+++ Material shown +++

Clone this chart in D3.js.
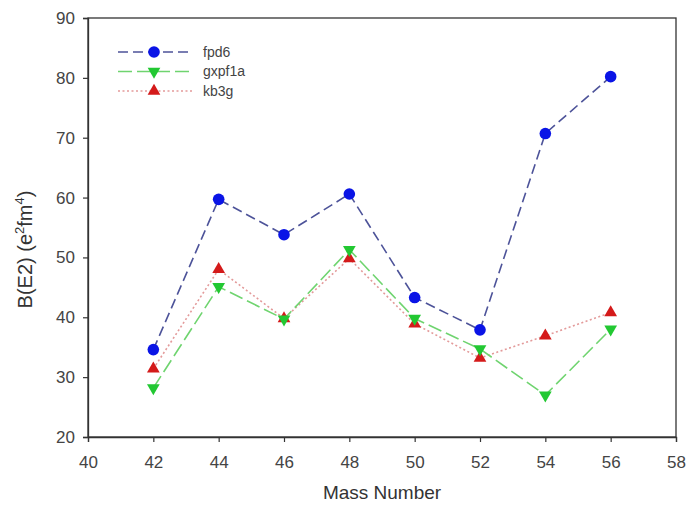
<!DOCTYPE html>
<html>
<head>
<meta charset="utf-8">
<script src="https://cdn.jsdelivr.net/npm/d3@7"></script>
<style>
  body { margin: 0; background: #fff; }
  text { font-family: Arial, "Liberation Sans", sans-serif; }
</style>
</head>
<body>
<div id="chart"></div>
<script>
// data
var massNumbers = [42, 44, 46, 48, 50, 52, 54, 56];
var fpd6 = [34.6, 59.7, 53.8, 60.6, 43.3, 37.9, 70.7, 80.2];
var gxpf1a = [28.2, 45.1, 39.7, 51.3, 39.8, 34.7, 27.0, 38.0];
var kb3g = [31.4, 48.0, 39.8, 49.8, 38.9, 33.2, 36.9, 40.8];
var xTicks = [40, 42, 44, 46, 48, 50, 52, 54, 56, 58];
var yTicks = [20, 30, 40, 50, 60, 70, 80, 90];
var seriesNames = ["fpd6", "gxpf1a", "kb3g"];

var series = [
  { name: seriesNames[0], values: fpd6, line: "#4d5399", dash: "10,5", marker: "circle", fill: "#0a14e6" },
  { name: seriesNames[1], values: gxpf1a, line: "#6fd46f", dash: "14,5", marker: "down", fill: "#22c832" },
  { name: seriesNames[2], values: kb3g, line: "#e39a9a", dash: "2,2.5", marker: "up", fill: "#d41a1a" }
];

// set the dimensions and margins of the graph
var margin = { top: 18, right: 10, bottom: 76, left: 88 },
    width = 686 - margin.left - margin.right,
    height = 513 - margin.top - margin.bottom;

var x = d3.scaleLinear().domain([40, 58]).range([0, width]);
var y = d3.scaleLinear().domain([20, 90]).range([height, 0]);

var svg = d3.select("#chart").append("svg")
    .attr("width", 686)
    .attr("height", 513)
    .append("g")
    .attr("transform", "translate(" + margin.left + "," + margin.top + ")");

// frame
svg.append("rect")
    .attr("width", width)
    .attr("height", height)
    .attr("fill", "none")
    .attr("stroke", "#333")
    .attr("stroke-width", 1.3);

// axes
var xAxis = svg.append("g")
    .attr("transform", "translate(0," + height + ")")
    .call(d3.axisBottom(x).tickValues(xTicks).tickSize(5).tickPadding(14));
var yAxis = svg.append("g")
    .call(d3.axisLeft(y).tickValues(yTicks).tickSize(5).tickPadding(8));

[xAxis, yAxis].forEach(function (a) {
  a.select(".domain").attr("stroke", "#333").attr("stroke-width", 1.3);
  a.selectAll(".tick line").attr("stroke", "#333").attr("stroke-width", 1.2);
  a.selectAll(".tick text")
      .attr("fill", "#444")
      .style("font-size", "17px")
      .style("font-family", "Arial, 'Liberation Sans', sans-serif");
});

// axis titles
svg.append("text")
    .attr("x", width / 2)
    .attr("y", height + 62)
    .attr("text-anchor", "middle")
    .attr("fill", "#333")
    .style("font-size", "19px")
    .text("Mass Number");

var yl = svg.append("text")
    .attr("transform", "translate(-56," + (height / 2 + 22) + ") rotate(-90)")
    .attr("text-anchor", "middle")
    .attr("fill", "#333")
    .style("font-size", "20px");
yl.append("tspan").text("B(E2) (e");
yl.append("tspan").attr("dy", -8).style("font-size", "13px").text("2");
yl.append("tspan").attr("dy", 8).text("fm");
yl.append("tspan").attr("dy", -8).style("font-size", "13px").text("4");
yl.append("tspan").attr("dy", 8).text(")");

// lines and markers
var line = d3.line()
    .x(function (d, i) { return x(massNumbers[i]); })
    .y(function (d) { return y(d); });

var triUp = d3.symbol().type(d3.symbolTriangle).size(70);

function drawMarker(g, kind, fill) {
  if (kind === "circle") {
    g.append("circle").attr("r", 5.8).attr("fill", fill);
  } else {
    g.append("path").attr("d", triUp())
        .attr("fill", fill)
        .attr("transform", kind === "down" ? "rotate(180)" : null);
  }
}

// draw in reverse so fpd6 sits on top
series.slice().reverse().forEach(function (s) {
  svg.append("path")
      .datum(s.values)
      .attr("d", line)
      .attr("fill", "none")
      .attr("stroke", s.line)
      .attr("stroke-width", 1.6)
      .attr("stroke-dasharray", s.dash);
});
series.slice().reverse().forEach(function (s) {
  s.values.forEach(function (v, i) {
    var g = svg.append("g")
        .attr("transform", "translate(" + x(massNumbers[i]) + "," + y(v) + ")");
    drawMarker(g, s.marker, s.fill);
  });
});

// legend
var legend = svg.append("g").attr("transform", "translate(30,34)");
series.forEach(function (s, i) {
  var row = legend.append("g").attr("transform", "translate(0," + (i * 19.5) + ")");
  row.append("line")
      .attr("x1", 0).attr("x2", 74)
      .attr("stroke", s.line)
      .attr("stroke-width", 1.6)
      .attr("stroke-dasharray", s.dash);
  var m = row.append("g").attr("transform", "translate(36,0)");
  drawMarker(m, s.marker, s.fill);
  row.append("text")
      .attr("x", 85)
      .attr("y", 4.5)
      .attr("fill", "#444")
      .style("font-size", "14px")
      .text(s.name);
});
</script>
</body>
</html>
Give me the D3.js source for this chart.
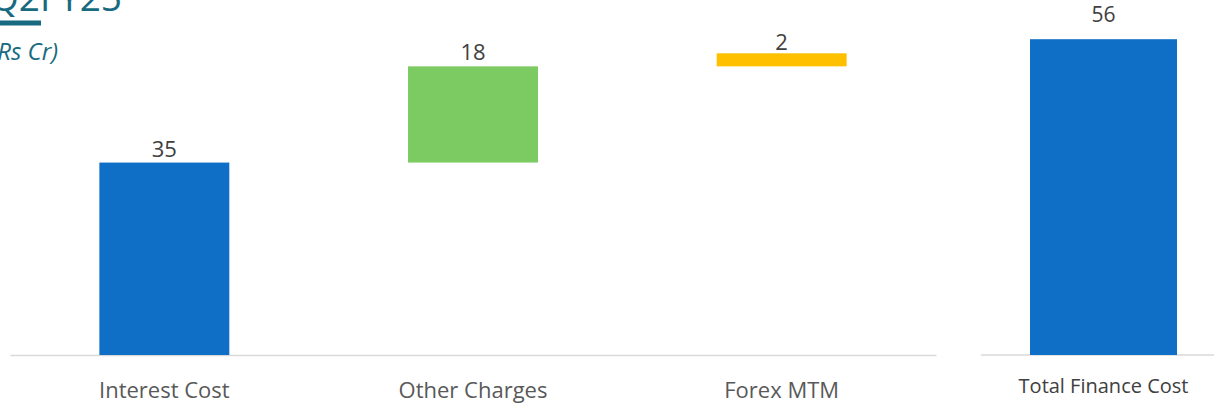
<!DOCTYPE html>
<html><head><meta charset="utf-8">
<script src="https://cdn.jsdelivr.net/npm/d3@7"></script>
<style>body{margin:0;background:#fff}svg{display:block}text{font-family:"Open Sans",sans-serif}</style>
</head><body><svg id="c" width="1214" height="407"></svg>
<script>
const categories = ["Interest Cost", "Other Charges", "Forex MTM"];
const values = [35.4, 17.7, 2.4];
const colors = ["#0f6fc6", "#7ccb62", "#ffc000"];
const totalCategory = ["Total Finance Cost"];
const totalValue = [55.5];
const title = "Q2FY25";
const unitLabel = "(Rs Cr)";

const svg = d3.select("#c");
const base = 355;

// waterfall
let acc = 0;
const wf = values.map((v, i) => { const s = acc; acc += v; return {c: categories[i], v, s, e: acc, col: colors[i]}; });

const x = d3.scaleBand().domain(categories).range([10, 936]).paddingInner(0.579).paddingOuter(0.2895);
const y = d3.scaleLinear().domain([0, 60]).range([base, base - 60 * 5.436]);

const x2 = d3.scaleBand().domain(totalCategory).range([981, 1226]).paddingInner(0).paddingOuter(1/3);
const y2 = d3.scaleLinear().domain([0, 60]).range([base, base - 60 * 5.69]);

// axis lines
const ax1 = svg.append("g").attr("transform", `translate(0,${base})`).call(d3.axisBottom(x).tickSize(0).tickPadding(0).tickFormat(""));
ax1.select(".domain").attr("stroke", "#d9d9d9").attr("stroke-width", 1.6);
const ax2 = svg.append("g").attr("transform", `translate(0,${base})`).call(d3.axisBottom(x2).tickSize(0).tickFormat(""));
ax2.select(".domain").attr("stroke", "#d9d9d9").attr("stroke-width", 1.6).attr("d", "M981,0H1214");

// bars
svg.selectAll("rect.wf").data(wf).join("rect").attr("class", "wf")
  .attr("x", d => x(d.c)).attr("width", x.bandwidth())
  .attr("y", d => y(d.e)).attr("height", d => y(d.s) - y(d.e))
  .attr("fill", d => d.col);

svg.selectAll("text.vl").data(wf).join("text").attr("class", "vl")
  .attr("x", d => x(d.c) + x.bandwidth() / 2).attr("y", d => y(d.e) - (d.v < 5 ? 3 : 6))
  .attr("text-anchor", "middle").attr("font-size", 22).attr("fill", "#404040")
  .text(d => d3.format(".0f")(d.v));

svg.selectAll("text.cl").data(categories).join("text").attr("class", "cl")
  .attr("x", d => x(d) + x.bandwidth() / 2).attr("y", 398)
  .attr("text-anchor", "middle").attr("font-size", 22).attr("fill", "#595959")
  .text(d => d);

// total bar
svg.selectAll("rect.tot").data(totalValue).join("rect").attr("class", "tot")
  .attr("x", (d, i) => x2(totalCategory[i])).attr("width", x2.bandwidth())
  .attr("y", d => y2(d)).attr("height", d => base - y2(d)).attr("fill", "#0f6fc6");
svg.selectAll("text.tv").data(totalValue).join("text").attr("class", "tv")
  .attr("x", (d, i) => x2(totalCategory[i]) + x2.bandwidth() / 2).attr("y", 22)
  .attr("text-anchor", "middle").attr("font-size", 21).attr("fill", "#404040")
  .text(d => d3.format(".0f")(d));
svg.selectAll("text.tc").data(totalCategory).join("text").attr("class", "tc")
  .attr("x", d => x2(d) + x2.bandwidth() / 2).attr("y", 393)
  .attr("text-anchor", "middle").attr("font-size", 20).attr("fill", "#404040")
  .text(d => d);

// title
svg.append("text").attr("x", 122).attr("y", 11).attr("text-anchor", "end")
  .attr("font-size", 37).attr("fill", "#176a80").text(title);
svg.append("rect").attr("x", 0).attr("y", 20.5).attr("width", 41).attr("height", 5).attr("fill", "#176a80");
svg.append("text").attr("x", 58).attr("y", 60).attr("text-anchor", "end")
  .attr("font-size", 24).attr("font-style", "italic").attr("fill", "#176a80").text(unitLabel);
</script></body></html>
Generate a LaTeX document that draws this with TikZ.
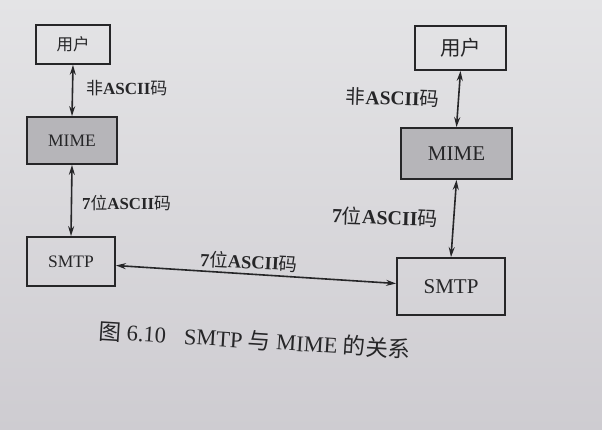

+++

:: Brief ::
What is the number of lines in the data that hold the string "chart"? Answer with the number only.

:: Exercise solution ::
4